REQUIREMENTS: Begin with the first line of the material and copy each line word for word through the line that contains "Scatter, XAxis, YAxis"; the pictures are left out.

SUPPLIED DATA:
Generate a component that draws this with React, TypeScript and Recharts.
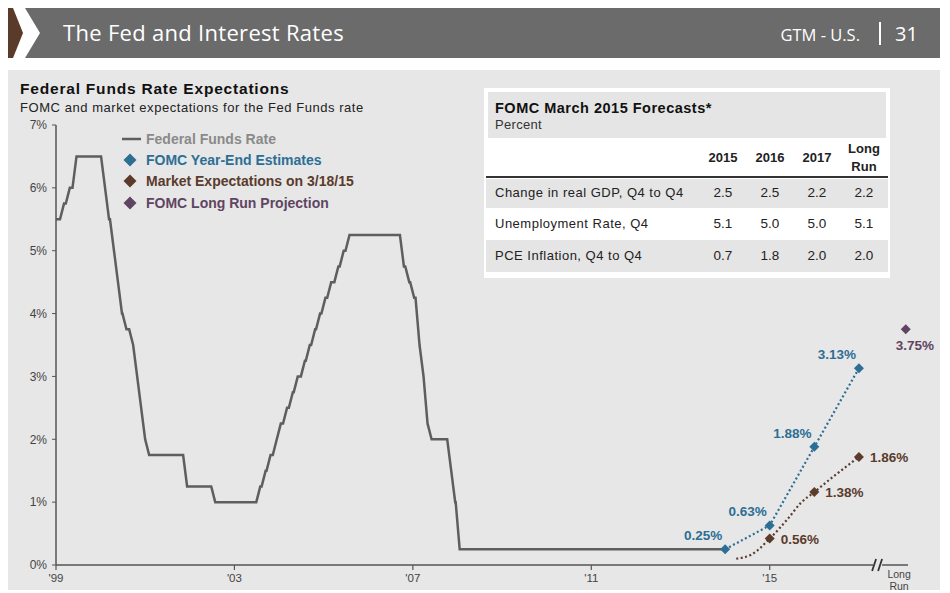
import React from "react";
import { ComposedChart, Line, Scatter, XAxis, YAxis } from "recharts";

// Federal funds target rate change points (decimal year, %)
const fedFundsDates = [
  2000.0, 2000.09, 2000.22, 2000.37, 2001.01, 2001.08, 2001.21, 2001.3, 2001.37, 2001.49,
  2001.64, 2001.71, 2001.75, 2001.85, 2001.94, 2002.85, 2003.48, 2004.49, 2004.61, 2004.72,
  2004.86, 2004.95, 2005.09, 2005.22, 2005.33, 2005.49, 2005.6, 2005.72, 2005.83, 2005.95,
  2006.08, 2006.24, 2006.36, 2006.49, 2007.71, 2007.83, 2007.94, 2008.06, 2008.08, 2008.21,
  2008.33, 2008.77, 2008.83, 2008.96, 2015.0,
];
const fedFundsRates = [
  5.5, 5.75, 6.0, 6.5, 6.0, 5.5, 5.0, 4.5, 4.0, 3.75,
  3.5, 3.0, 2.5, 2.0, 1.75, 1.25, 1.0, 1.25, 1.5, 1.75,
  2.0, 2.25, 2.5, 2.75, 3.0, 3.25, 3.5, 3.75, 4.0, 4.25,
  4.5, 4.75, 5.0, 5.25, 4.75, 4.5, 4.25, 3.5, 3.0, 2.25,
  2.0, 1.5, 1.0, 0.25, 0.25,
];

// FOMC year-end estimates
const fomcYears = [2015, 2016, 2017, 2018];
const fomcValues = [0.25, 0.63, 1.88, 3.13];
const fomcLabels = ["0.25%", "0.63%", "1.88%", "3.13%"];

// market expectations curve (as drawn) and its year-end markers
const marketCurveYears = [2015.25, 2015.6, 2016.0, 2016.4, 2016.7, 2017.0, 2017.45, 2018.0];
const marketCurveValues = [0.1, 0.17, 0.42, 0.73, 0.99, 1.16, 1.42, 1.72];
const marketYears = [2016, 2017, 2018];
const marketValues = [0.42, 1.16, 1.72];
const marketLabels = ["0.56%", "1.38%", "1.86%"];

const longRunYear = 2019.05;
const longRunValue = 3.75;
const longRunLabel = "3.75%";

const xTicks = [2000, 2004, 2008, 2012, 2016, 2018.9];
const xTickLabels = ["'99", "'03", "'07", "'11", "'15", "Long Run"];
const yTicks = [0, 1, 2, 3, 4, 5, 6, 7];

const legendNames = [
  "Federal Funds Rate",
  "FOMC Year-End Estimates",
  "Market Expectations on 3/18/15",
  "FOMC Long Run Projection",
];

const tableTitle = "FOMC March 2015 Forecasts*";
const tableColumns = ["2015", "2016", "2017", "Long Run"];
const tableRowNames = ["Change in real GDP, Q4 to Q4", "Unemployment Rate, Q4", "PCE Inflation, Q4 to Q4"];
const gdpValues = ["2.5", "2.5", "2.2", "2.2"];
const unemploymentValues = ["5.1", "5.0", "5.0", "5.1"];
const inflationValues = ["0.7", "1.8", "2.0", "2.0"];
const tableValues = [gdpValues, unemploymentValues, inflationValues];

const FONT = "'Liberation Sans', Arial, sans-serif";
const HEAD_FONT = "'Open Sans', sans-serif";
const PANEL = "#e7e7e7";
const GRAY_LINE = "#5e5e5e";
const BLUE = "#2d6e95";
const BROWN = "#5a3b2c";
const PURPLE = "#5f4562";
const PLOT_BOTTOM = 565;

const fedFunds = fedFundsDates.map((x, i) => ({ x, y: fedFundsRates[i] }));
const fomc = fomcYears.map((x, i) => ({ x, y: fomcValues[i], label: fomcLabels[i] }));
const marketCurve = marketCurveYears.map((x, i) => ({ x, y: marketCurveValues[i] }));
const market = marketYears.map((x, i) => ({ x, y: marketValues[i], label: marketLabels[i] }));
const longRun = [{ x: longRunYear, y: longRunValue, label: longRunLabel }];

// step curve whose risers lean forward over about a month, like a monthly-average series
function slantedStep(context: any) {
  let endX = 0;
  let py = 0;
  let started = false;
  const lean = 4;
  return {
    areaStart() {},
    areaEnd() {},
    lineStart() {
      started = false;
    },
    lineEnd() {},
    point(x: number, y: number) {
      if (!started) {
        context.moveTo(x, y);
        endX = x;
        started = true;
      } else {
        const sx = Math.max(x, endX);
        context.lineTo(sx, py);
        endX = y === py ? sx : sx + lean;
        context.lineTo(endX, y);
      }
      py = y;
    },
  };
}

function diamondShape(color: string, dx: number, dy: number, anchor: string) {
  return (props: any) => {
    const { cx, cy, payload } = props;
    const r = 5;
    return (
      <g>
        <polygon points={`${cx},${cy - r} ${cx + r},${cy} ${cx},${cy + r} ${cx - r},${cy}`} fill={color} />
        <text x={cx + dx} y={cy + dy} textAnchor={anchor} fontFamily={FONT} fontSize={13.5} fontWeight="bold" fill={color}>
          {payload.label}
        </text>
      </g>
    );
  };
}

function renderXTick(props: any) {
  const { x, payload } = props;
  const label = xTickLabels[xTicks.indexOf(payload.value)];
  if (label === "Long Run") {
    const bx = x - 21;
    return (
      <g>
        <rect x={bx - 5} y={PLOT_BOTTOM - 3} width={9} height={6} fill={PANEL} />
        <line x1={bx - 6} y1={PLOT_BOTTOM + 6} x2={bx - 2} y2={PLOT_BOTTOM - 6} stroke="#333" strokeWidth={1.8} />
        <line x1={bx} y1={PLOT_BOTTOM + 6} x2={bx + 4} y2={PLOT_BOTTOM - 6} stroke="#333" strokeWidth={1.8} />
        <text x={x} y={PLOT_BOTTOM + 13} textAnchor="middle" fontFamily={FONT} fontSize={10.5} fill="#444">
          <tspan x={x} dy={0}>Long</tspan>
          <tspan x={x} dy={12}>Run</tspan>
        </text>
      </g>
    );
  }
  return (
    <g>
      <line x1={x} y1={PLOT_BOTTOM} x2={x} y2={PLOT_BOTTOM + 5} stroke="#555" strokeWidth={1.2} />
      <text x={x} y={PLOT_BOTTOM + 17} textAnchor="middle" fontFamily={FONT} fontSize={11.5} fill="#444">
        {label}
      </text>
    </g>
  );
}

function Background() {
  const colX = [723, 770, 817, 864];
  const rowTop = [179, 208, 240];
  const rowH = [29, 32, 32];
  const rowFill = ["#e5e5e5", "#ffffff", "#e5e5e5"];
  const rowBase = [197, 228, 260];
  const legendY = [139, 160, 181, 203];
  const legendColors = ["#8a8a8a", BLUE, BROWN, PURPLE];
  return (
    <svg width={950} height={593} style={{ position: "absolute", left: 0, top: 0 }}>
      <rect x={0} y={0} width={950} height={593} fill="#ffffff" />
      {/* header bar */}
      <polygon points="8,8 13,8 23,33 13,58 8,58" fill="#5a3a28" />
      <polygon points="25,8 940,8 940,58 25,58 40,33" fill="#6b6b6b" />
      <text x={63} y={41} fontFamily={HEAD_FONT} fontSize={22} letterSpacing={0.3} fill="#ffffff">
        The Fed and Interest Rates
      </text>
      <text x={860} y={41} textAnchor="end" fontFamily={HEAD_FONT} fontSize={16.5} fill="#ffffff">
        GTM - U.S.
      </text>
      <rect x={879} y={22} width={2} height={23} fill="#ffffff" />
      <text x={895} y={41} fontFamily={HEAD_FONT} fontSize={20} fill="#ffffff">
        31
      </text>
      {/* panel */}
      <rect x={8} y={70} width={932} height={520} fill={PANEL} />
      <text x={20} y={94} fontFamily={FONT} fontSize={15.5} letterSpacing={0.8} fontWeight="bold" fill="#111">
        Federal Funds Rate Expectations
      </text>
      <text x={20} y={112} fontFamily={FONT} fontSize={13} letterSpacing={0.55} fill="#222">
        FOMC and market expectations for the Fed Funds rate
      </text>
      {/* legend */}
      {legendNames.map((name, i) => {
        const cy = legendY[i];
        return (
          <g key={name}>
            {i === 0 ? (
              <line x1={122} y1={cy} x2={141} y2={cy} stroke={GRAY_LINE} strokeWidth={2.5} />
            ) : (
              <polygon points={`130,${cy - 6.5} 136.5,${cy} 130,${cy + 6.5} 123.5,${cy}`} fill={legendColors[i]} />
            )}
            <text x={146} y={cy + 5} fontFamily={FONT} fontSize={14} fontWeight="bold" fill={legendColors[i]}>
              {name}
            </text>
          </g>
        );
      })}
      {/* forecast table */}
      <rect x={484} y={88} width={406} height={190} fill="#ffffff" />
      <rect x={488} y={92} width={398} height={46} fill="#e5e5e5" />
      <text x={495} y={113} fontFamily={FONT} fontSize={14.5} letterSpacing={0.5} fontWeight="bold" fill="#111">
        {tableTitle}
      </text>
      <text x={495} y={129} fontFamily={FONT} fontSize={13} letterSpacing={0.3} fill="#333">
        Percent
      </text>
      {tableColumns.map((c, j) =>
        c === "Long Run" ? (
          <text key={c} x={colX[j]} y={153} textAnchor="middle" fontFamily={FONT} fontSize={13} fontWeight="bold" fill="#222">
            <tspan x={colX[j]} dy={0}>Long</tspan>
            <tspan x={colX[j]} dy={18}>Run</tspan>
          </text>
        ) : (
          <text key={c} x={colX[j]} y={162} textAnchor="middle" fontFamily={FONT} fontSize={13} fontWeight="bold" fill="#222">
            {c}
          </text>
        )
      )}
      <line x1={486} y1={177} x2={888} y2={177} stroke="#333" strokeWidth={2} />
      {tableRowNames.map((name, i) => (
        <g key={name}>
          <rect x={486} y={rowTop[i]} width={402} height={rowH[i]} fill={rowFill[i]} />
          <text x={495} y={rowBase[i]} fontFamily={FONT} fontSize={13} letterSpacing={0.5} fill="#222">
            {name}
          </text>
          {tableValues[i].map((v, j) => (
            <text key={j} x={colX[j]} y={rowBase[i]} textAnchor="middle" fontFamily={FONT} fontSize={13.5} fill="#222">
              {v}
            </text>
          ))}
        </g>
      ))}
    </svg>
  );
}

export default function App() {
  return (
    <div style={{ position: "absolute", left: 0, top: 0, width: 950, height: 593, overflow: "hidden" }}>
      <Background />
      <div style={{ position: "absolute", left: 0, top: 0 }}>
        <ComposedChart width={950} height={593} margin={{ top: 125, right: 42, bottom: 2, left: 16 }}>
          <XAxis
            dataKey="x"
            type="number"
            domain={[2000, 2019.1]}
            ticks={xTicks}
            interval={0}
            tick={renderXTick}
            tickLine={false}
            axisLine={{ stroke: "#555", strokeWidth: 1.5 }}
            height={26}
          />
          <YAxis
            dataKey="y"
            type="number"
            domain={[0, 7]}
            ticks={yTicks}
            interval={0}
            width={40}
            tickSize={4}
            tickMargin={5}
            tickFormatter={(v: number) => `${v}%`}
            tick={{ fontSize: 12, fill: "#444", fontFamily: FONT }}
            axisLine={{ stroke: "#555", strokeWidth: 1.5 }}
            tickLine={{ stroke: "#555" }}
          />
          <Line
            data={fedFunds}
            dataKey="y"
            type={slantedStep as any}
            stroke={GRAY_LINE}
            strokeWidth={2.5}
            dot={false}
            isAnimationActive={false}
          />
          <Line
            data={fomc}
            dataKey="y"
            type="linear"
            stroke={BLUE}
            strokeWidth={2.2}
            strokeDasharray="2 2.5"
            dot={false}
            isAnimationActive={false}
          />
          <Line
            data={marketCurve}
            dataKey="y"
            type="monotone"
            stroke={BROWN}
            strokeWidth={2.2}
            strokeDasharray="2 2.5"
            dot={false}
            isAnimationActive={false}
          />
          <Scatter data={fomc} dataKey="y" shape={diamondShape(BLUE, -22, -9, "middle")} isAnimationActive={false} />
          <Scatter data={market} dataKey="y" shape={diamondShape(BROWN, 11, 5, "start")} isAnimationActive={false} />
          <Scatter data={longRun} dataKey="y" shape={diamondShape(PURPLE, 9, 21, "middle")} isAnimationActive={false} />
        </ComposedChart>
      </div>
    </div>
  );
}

SOLVED EXERCISE:
Generate a component that draws this with React, TypeScript and Recharts.
import React from "react";
import { ComposedChart, Line, Scatter, XAxis, YAxis } from "recharts";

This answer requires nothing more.